HYDROTHERMAL SYSTEMS: DOORWAYS TO EARLY BIOSPHERE EVOLUTION


FARMER, Jack D., Dept. of Geological Sciences, Arizona State Univ, P.O. Box 871404, Tempe, CA 85287-1404, jfarmer@asu.edu

Hydrothermal systems provide important environments for the synthesis of simple precursor carbon compounds that may have been important in the origin of living systems. Such environments probably also played a primary role in the early evolution of the biosphere. The suggestion of a thermophilic last common ancestor that utilized hydrogen and/or sulfur is broadly consistent with independent geological evidence for the nature of Archean environments on Earth. Subsurface hydrothermal systems may have also been a refuge for thermophilic microorganisms during late, giant impacts that appear to have re-shaped the early biosphere at the end of heavy bombardment. Such events could account for the dominance of thermophilic groups observed in deep branches of the universal (RNA) phylogenetic tree.

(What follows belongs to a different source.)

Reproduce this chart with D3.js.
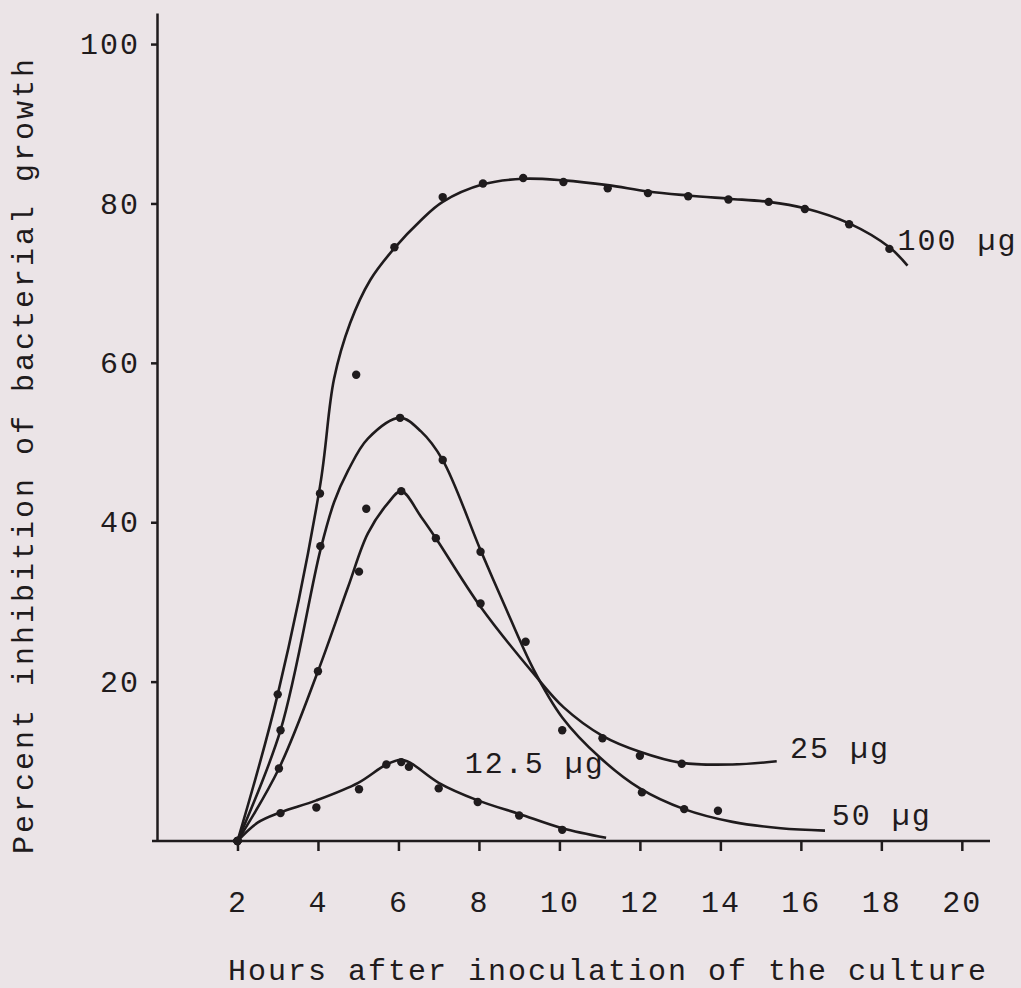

Hydrothermal systems often exhibit both high rates of biological productivity and mineralization, providing optimal conditions for the preservation of certain classes of fossil microbial biosignatures. Thus, the deposits of these systems are often rich storehouses of paleobiological information. The terrestrial record of hydrothermal systems reaches back to the early Archean.

Today, planetary-scale biological productivity is primarily controlled by photosynthesis. An important question is: When did the switch-over from exclusively chemosynthetic production to photosynthetically-based ecosystems occur and what was the impact on the global biosphere? Modern, photosynthetically-dominated hydrothermal systems exhibit many diagnostic meso- to microscale structures and geochemical variations that provide useful biosignatures for photosynthetic processes. Comparative studies of subaerial hydrothermal deposits over a broad range of temporal and spatial scales may eventually provide answers to this question.

Hydrothermal processes appear to be inextricably linked to planetary formation and evolution. Such environments are likely to have existed on other bodies in our Solar System. Given the potential for preserving a record of prebiotic chemistry and/or fossil biosignatures, hydrothermal deposits are considered important targets in the search for a record of prebiotic chemistry and/or life on Mars, Europa and the dark asteroids.